At a recent meeting I was at, a young nurse started to tear up talking about how difficult life is for the young mothers she works with. She spoke about this punishing environment where daycare costs so much a single mom working full time earning minimum wage can’t make ends meet. Nearly half of Canadians feel they are two paycheques away from being poor, and the lack of hope is debilitating. Yet, we watch governments cry poor to justify constant cuts to social supports.
All kinds of statistics show the income gap between the rich and the rest of us is larger than it has ever been. A big part of all recent income gains has been going to the richest 1 % of Canadians reversing the trend toward greater equality in Canada. Last year the top 100 CEOs in Canada earned nearly 8.5 million dollars; the average worker earns $35,000. Still, tax cuts in recent years predominantly benefit the wealthy while leading to cuts in programs designed to help those who live paycheck to paycheck. We seem determined to follow a US model even though we have examples in other northern countries where tax systems are designed to improve life for working people.
I am one of the lucky ones who get to work at a place that has been unionized for years (thanks to the hard work of past generations), so I earn more than minimum wage. So why should I care that my neighbour struggles working two minimum-wage jobs that barely pay the bills? Because that is not the kind of country I want to live in. Because it doesn’t have to be that way. Because working people are the backbone of a country, and with the right strategies, we can support each other to ensure a majority of Canadians live comfortably and with dignity. Perhaps unbridled capitalism is not the only model. Perhaps balanced tax strategies and more unions speaking for more people, are not part of the problem, but a significant part of the solution.
People forget that unions were started by idealists, and activists agitating for better working conditions, living standards and equal rights for everyone, not just for their members. In recent years, politicians financed by corporate interests have managed to make unions into the bad guys, turning working people against each other. But it does not have to be that way.

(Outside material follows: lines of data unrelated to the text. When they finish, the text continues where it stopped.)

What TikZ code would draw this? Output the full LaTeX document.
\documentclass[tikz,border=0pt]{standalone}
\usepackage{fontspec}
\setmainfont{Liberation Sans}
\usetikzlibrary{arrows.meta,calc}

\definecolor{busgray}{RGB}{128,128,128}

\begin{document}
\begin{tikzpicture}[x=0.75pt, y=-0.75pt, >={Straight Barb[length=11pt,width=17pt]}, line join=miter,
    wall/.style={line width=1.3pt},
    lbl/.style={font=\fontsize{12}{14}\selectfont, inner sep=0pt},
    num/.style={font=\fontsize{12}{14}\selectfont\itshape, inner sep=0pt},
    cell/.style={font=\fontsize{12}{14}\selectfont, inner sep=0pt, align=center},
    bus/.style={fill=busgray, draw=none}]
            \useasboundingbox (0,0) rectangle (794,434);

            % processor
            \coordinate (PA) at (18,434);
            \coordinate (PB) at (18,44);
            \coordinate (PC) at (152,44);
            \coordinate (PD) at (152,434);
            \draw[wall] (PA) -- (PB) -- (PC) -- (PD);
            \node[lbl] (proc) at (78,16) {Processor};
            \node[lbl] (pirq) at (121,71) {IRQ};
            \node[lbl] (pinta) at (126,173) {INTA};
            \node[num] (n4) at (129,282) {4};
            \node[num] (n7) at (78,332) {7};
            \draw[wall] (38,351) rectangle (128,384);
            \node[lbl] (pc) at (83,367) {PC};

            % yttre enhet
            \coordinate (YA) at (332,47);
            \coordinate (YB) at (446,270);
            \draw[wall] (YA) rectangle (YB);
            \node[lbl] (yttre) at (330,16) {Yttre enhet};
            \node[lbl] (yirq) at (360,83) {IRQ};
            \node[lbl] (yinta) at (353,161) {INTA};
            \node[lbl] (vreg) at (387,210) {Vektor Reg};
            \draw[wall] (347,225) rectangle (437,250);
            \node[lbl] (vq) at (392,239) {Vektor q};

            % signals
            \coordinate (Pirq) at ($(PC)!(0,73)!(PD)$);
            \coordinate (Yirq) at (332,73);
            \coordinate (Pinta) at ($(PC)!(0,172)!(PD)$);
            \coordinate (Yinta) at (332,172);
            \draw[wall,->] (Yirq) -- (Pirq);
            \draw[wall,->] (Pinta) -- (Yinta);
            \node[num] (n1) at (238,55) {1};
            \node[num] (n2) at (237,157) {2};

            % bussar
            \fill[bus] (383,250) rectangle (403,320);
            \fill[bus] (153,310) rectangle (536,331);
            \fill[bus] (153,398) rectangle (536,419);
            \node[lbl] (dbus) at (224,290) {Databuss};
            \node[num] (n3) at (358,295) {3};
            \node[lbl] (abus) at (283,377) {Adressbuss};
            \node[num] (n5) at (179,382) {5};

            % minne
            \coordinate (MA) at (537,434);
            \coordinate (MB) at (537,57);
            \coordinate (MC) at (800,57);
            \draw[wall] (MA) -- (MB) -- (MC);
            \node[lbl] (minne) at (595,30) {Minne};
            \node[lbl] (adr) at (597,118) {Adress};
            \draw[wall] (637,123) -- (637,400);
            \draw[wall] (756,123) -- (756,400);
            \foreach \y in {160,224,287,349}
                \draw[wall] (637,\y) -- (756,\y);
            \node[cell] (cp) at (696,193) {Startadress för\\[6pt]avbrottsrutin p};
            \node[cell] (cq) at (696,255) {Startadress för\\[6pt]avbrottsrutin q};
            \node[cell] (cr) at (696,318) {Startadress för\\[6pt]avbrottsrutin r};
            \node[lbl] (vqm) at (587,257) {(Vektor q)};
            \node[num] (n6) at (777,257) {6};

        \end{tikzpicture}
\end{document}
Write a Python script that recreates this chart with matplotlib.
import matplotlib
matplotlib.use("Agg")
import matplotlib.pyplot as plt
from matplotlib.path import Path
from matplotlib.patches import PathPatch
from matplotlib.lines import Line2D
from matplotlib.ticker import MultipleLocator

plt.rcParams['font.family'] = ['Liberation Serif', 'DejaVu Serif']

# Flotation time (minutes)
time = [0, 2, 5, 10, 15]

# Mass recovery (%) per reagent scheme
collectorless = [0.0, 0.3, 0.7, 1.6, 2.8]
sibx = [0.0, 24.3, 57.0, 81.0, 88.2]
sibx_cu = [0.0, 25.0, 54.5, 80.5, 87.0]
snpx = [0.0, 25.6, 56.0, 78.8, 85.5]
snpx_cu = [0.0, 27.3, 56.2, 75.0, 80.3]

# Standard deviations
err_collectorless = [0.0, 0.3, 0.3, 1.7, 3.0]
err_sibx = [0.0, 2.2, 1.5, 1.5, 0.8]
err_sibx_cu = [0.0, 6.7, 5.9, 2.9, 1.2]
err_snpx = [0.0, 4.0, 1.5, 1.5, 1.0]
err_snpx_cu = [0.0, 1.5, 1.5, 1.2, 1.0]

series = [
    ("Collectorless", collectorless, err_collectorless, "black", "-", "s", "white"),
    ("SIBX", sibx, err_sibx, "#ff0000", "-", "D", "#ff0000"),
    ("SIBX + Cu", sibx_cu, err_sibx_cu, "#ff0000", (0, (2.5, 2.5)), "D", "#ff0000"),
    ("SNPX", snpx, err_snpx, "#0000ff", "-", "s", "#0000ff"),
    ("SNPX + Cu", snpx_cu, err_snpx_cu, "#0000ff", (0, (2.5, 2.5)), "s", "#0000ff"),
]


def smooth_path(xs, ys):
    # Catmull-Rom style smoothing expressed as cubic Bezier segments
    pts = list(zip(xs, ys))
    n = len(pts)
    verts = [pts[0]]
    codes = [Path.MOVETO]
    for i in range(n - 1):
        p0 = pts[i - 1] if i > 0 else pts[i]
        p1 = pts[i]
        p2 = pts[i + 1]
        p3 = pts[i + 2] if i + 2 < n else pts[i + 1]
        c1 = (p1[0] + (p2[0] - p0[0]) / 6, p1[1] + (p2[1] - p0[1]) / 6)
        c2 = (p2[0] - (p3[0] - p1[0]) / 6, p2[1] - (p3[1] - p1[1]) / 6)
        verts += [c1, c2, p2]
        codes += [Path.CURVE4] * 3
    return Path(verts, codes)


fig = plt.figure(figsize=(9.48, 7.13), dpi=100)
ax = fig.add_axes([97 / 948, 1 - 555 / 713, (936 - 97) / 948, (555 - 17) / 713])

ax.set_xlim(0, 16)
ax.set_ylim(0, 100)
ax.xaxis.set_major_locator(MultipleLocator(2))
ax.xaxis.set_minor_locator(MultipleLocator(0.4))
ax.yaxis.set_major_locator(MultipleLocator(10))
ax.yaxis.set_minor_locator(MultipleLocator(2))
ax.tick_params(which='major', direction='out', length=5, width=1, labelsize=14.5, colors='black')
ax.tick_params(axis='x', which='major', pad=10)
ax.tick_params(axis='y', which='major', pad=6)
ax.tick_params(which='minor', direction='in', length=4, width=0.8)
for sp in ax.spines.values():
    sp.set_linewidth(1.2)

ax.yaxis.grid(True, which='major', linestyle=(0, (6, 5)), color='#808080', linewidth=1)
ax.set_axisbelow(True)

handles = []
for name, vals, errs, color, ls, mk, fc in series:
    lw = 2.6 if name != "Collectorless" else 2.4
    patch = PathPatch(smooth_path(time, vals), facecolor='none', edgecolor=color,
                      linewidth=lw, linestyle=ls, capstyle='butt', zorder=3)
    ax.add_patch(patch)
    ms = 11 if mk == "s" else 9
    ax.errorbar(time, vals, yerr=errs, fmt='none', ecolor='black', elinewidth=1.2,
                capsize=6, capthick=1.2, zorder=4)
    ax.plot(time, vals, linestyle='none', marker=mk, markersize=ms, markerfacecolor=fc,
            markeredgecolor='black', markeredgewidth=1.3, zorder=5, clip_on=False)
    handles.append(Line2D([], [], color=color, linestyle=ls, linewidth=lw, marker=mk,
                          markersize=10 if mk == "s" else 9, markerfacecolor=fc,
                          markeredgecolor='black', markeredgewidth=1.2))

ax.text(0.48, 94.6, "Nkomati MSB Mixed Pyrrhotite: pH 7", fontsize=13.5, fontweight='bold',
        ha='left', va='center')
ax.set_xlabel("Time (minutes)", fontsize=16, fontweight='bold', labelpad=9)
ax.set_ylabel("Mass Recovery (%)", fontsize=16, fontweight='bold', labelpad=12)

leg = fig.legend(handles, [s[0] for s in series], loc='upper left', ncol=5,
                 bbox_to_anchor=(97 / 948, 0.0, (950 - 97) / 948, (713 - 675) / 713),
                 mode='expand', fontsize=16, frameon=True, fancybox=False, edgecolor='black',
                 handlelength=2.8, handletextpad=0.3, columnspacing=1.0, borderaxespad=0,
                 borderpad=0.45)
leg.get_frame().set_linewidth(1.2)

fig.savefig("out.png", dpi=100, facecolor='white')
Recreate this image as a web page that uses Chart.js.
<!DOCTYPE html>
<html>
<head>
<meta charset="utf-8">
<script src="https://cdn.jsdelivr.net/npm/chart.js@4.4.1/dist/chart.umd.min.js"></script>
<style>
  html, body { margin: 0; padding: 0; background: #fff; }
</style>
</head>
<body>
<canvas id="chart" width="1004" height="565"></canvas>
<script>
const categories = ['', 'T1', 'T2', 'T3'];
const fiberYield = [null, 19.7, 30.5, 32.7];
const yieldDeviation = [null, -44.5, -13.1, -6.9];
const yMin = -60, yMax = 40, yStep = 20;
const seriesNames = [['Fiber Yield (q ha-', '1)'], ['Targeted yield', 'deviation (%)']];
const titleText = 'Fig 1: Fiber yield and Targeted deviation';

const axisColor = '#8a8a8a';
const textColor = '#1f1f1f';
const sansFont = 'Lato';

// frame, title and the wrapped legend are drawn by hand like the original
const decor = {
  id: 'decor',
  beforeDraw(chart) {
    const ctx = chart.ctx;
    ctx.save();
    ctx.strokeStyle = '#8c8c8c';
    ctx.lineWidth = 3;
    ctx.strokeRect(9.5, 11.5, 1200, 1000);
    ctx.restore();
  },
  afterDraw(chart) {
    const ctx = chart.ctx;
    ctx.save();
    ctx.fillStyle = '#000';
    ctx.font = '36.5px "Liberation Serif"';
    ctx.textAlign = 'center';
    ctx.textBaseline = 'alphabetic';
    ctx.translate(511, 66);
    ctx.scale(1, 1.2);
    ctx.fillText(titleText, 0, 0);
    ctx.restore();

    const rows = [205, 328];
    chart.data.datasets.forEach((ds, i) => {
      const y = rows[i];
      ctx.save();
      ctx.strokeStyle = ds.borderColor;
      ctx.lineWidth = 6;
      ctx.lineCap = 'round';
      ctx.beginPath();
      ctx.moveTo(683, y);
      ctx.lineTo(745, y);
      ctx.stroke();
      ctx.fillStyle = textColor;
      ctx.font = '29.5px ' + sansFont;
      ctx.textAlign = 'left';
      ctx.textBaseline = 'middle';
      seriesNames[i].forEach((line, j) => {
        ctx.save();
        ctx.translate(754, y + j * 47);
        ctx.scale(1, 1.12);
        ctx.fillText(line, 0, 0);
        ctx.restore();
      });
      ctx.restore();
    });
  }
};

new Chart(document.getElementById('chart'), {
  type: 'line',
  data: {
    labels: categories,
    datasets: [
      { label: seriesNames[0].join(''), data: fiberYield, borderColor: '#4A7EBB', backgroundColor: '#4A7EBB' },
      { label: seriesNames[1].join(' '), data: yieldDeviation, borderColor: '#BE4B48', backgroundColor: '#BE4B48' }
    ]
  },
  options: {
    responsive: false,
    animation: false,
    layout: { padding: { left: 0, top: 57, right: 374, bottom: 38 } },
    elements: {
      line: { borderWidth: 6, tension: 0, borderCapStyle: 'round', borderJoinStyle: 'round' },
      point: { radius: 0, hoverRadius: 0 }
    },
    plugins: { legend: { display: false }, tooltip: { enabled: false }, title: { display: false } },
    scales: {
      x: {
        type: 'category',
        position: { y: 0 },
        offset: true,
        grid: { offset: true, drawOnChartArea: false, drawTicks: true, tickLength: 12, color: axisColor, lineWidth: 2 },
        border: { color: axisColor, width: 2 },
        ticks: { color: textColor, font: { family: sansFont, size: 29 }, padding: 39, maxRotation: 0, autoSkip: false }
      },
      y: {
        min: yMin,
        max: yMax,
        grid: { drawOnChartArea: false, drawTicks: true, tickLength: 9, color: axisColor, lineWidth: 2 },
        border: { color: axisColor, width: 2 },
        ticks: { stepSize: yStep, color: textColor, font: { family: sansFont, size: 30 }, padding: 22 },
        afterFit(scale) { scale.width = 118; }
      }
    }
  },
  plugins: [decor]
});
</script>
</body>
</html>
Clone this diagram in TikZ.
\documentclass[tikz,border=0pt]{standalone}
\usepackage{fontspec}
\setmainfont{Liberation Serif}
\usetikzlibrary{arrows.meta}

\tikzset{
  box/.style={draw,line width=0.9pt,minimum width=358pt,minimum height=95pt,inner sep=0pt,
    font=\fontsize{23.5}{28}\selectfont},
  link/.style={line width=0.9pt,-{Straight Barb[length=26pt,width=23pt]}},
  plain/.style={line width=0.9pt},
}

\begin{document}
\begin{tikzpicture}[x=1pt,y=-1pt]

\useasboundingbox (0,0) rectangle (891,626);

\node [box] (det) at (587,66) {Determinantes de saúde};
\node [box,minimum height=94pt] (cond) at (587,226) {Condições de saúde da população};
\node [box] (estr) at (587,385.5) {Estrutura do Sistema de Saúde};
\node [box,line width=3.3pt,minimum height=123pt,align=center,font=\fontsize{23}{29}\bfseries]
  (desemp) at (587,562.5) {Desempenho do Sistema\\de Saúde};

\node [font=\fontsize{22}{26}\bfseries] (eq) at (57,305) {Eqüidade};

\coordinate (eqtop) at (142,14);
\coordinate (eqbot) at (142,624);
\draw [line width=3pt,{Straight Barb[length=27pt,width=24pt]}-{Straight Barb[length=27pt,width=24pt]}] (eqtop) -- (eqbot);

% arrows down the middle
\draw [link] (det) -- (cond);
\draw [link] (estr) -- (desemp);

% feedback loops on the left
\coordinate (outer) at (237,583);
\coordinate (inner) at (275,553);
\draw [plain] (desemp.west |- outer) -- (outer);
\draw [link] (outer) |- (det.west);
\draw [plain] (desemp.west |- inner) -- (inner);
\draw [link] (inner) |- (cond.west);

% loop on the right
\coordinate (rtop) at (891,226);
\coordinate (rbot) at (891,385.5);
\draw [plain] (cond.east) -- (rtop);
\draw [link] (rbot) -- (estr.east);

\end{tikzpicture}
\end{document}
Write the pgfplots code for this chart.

I was inspired this weekend to hear from union activists and community volunteers trying to figure out how to help struggling Canadians including new immigrants, single parents, retirees and students. Unions are ordinary workers. We are every Canadian. The only difference is we are lucky enough to have found a way to work collectively to fight for better conditions. We want everyone to have the same benefits and we are willing to help Canadians fight for them. We are on the side of all workers. We know fighting each other is counter-productive. It only serves corporate interests, destroys potential jobs for younger people and lowers salaries for all Canadians. We have to find a better way – together. This is why unions spend so much time and energy lobbying to make Canada a kinder, more tolerant country – we fight to boost minimum wage, expand Canada Pension Plan, make social supports a priority, improve human rights legislation, have fair and reasonable EI policies and above all make sure Canada’s working people are treated fairly.
That’s why I spent this weekend with 200 hundred volunteers (mostly union members) in Windsor, brainstorming how we get there and how we make fairness a political priority and a reality.